#### [Source code of charts]
··········
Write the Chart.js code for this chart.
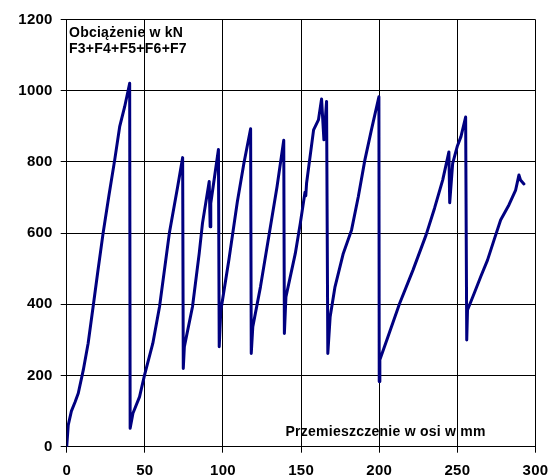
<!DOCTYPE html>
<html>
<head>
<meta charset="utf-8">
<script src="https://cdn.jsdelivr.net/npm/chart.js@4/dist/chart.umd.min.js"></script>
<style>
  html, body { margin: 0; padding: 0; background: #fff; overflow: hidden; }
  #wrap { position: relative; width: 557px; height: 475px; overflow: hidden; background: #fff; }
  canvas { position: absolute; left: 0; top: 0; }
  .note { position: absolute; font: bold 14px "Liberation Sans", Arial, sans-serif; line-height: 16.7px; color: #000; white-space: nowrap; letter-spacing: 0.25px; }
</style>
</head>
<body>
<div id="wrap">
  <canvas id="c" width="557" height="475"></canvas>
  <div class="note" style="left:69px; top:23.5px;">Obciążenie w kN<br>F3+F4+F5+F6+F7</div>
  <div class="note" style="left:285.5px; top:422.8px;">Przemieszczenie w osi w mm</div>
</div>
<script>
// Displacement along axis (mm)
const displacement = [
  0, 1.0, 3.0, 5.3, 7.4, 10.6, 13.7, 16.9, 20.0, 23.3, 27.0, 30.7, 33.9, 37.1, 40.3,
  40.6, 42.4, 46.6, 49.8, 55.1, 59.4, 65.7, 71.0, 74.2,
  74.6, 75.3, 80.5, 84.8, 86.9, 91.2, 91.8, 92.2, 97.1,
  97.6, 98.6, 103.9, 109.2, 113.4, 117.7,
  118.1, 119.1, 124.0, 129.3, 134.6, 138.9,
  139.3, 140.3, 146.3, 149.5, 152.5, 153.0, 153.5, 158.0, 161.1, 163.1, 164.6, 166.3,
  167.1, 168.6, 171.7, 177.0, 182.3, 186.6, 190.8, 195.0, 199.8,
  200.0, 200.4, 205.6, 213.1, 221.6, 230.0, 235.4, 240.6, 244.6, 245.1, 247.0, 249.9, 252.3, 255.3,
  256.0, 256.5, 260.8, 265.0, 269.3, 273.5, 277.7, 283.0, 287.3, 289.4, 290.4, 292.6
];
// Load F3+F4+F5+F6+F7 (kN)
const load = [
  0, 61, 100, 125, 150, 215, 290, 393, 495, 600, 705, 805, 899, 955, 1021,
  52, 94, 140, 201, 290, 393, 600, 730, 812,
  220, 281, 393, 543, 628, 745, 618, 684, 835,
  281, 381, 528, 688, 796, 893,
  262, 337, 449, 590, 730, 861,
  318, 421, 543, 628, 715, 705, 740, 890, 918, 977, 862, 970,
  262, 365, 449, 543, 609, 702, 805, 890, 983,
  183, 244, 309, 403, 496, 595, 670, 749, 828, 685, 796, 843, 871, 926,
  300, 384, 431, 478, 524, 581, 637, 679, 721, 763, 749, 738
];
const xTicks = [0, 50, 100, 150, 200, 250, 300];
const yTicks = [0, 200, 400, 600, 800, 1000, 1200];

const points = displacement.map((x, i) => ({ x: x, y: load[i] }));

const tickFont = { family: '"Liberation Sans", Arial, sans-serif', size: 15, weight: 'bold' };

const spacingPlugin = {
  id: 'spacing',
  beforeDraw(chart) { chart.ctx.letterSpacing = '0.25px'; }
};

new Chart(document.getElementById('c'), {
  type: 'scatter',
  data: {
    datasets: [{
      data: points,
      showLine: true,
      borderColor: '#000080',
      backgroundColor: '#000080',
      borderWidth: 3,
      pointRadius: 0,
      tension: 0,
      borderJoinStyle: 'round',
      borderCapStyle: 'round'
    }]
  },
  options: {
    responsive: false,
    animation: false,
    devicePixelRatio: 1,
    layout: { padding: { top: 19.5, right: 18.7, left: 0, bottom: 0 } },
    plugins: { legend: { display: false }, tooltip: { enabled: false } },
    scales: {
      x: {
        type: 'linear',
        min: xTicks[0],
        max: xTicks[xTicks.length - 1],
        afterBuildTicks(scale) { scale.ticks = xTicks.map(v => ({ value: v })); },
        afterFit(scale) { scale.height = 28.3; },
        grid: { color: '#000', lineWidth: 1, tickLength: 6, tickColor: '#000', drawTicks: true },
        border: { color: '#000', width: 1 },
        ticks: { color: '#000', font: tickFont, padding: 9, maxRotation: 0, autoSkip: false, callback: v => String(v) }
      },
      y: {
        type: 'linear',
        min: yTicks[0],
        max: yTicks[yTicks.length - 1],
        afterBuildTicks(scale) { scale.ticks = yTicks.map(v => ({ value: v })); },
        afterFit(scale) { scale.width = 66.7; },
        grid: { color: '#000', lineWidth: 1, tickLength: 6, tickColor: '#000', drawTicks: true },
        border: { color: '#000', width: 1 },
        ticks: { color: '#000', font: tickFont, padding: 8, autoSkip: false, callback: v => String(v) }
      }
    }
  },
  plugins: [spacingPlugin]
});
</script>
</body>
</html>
··········
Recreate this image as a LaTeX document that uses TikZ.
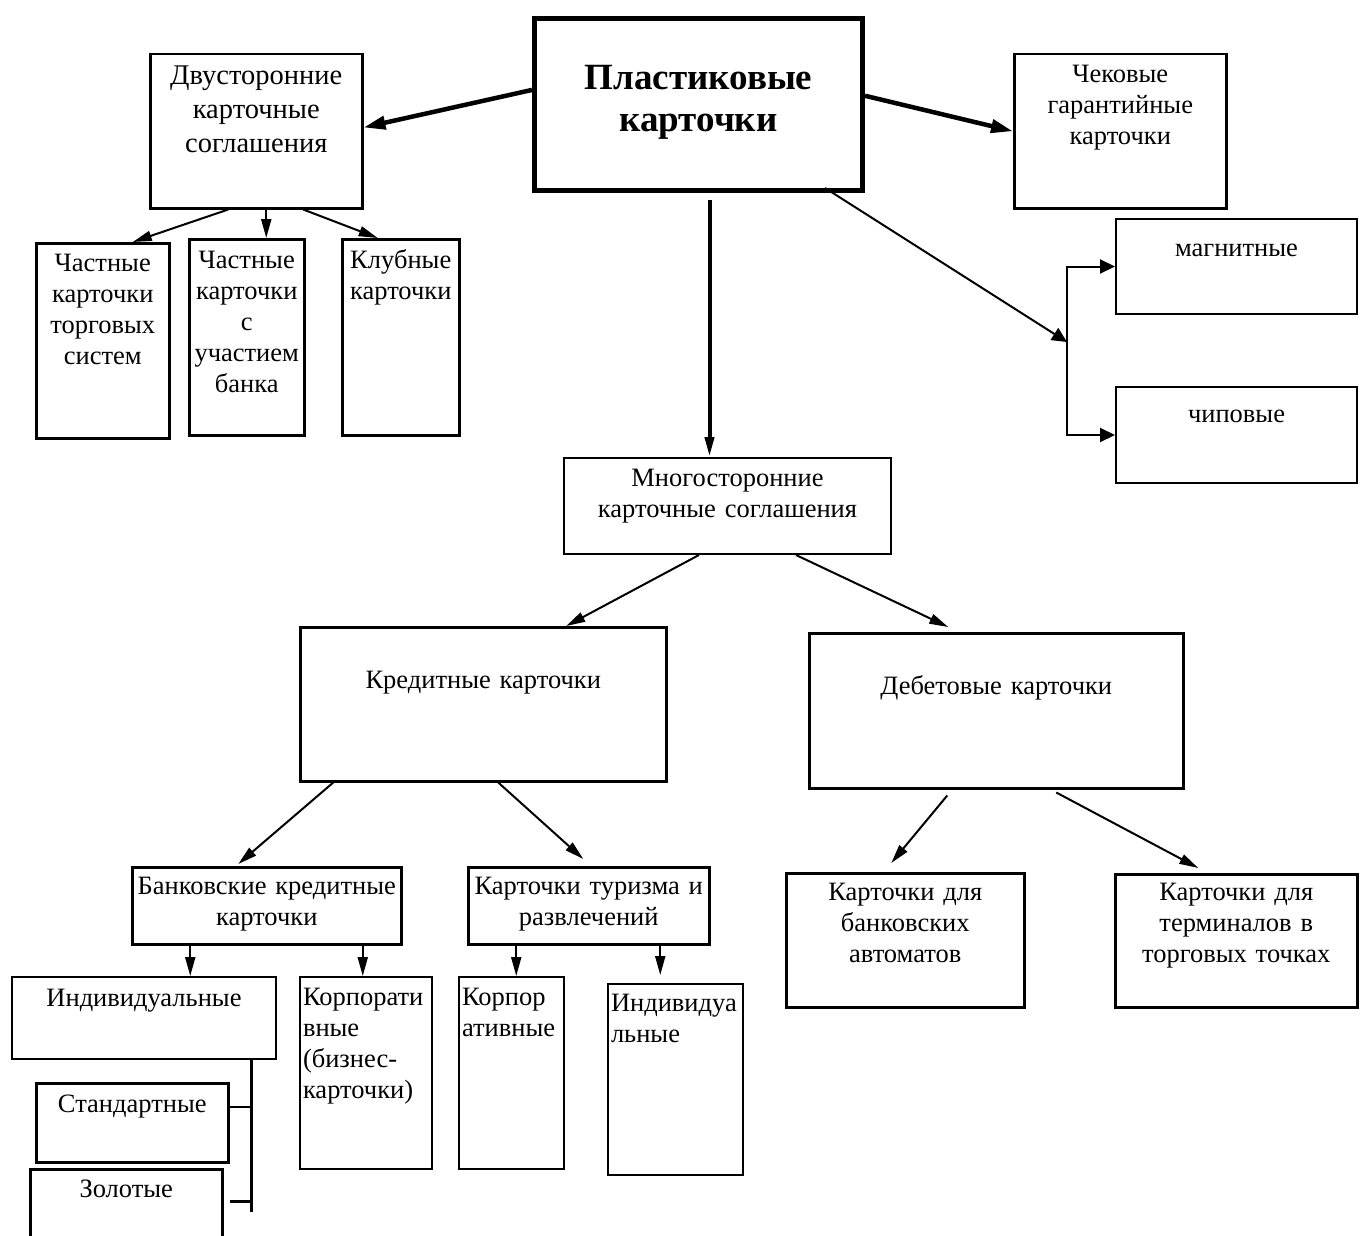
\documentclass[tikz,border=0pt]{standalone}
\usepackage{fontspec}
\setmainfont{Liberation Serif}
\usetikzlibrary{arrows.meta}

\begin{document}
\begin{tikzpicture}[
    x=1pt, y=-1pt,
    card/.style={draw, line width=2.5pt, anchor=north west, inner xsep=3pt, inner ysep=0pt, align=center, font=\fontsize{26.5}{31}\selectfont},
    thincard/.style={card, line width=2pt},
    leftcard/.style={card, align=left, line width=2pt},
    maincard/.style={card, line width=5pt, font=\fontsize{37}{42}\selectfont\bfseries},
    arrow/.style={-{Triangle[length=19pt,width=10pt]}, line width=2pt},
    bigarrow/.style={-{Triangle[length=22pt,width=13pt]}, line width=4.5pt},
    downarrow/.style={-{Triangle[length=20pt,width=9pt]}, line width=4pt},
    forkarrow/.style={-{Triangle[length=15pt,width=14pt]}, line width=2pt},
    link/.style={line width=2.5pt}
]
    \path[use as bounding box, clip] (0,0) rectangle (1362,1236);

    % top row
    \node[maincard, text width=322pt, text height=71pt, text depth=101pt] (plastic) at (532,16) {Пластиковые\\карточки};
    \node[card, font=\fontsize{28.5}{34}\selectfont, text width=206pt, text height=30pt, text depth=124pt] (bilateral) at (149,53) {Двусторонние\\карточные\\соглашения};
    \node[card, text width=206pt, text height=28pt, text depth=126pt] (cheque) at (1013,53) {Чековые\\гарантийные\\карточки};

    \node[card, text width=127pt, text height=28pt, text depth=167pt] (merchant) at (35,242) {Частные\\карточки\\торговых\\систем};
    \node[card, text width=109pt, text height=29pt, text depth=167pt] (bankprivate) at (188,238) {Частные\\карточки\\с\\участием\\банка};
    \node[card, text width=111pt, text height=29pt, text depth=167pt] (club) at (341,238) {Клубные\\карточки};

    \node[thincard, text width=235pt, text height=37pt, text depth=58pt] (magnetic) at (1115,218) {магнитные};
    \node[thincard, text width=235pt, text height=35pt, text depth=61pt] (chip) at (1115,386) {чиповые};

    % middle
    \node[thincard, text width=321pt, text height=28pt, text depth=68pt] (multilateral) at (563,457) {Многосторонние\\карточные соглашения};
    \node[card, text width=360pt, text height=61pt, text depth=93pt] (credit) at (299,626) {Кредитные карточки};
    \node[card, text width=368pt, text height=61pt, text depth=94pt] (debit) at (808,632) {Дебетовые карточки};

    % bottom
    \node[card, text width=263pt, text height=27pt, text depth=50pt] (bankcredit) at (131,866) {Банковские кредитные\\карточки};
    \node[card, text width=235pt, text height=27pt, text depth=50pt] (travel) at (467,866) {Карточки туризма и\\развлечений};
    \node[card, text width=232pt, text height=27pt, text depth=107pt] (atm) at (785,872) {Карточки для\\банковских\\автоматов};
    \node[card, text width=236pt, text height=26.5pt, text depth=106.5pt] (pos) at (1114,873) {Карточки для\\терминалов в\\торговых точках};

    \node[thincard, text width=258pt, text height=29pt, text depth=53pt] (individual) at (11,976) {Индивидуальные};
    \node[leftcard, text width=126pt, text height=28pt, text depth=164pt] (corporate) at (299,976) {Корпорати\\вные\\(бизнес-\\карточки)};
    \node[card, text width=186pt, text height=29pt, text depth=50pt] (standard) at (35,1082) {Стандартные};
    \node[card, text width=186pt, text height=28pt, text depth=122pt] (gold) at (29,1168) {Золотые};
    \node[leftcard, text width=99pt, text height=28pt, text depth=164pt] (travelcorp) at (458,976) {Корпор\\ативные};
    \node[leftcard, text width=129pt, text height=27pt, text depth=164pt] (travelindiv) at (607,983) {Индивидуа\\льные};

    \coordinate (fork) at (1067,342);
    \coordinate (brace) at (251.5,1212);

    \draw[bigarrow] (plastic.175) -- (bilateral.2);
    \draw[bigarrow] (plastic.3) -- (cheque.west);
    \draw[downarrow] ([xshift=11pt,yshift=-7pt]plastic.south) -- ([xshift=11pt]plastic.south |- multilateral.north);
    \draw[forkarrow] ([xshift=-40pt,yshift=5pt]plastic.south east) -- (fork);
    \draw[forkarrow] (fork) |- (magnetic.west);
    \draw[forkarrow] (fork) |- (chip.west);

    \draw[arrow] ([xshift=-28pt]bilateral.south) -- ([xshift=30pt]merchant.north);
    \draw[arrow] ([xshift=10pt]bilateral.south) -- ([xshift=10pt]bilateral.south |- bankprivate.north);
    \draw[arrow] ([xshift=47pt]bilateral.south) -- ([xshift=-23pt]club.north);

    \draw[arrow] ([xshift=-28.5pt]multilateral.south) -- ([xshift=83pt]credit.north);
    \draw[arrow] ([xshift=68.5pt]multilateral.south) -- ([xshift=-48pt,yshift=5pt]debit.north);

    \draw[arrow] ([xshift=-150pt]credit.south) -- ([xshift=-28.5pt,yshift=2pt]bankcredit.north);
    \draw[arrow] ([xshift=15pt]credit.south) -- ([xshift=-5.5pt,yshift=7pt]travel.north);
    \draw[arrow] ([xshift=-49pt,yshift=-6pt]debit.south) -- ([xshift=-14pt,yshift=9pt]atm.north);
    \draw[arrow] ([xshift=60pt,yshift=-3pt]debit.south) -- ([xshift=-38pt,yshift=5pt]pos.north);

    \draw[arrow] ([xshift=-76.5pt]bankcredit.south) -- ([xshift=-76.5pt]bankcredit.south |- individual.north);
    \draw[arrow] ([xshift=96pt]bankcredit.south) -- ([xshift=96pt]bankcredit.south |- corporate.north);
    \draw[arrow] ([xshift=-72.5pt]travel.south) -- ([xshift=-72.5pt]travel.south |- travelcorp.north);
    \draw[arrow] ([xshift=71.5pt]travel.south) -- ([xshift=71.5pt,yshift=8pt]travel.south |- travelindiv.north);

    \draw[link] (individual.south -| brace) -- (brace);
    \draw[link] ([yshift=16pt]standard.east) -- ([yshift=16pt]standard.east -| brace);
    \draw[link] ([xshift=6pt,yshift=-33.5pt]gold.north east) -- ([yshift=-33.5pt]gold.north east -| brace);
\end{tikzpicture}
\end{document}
··········
Write down exactly what the lines above say, from the line holding "Recreate this image" through the line holding "(0,0) rectangle (1362,1236);", and nothing more. Do not copy the pictures.

#### [OUTPUT FOR THIS TASK]
Recreate this image as a LaTeX document that uses TikZ.
\documentclass[tikz,border=0pt]{standalone}
\usepackage{fontspec}
\setmainfont{Liberation Serif}
\usetikzlibrary{arrows.meta}

\begin{document}
\begin{tikzpicture}[
    x=1pt, y=-1pt,
    card/.style={draw, line width=2.5pt, anchor=north west, inner xsep=3pt, inner ysep=0pt, align=center, font=\fontsize{26.5}{31}\selectfont},
    thincard/.style={card, line width=2pt},
    leftcard/.style={card, align=left, line width=2pt},
    maincard/.style={card, line width=5pt, font=\fontsize{37}{42}\selectfont\bfseries},
    arrow/.style={-{Triangle[length=19pt,width=10pt]}, line width=2pt},
    bigarrow/.style={-{Triangle[length=22pt,width=13pt]}, line width=4.5pt},
    downarrow/.style={-{Triangle[length=20pt,width=9pt]}, line width=4pt},
    forkarrow/.style={-{Triangle[length=15pt,width=14pt]}, line width=2pt},
    link/.style={line width=2.5pt}
]
    \path[use as bounding box, clip] (0,0) rectangle (1362,1236);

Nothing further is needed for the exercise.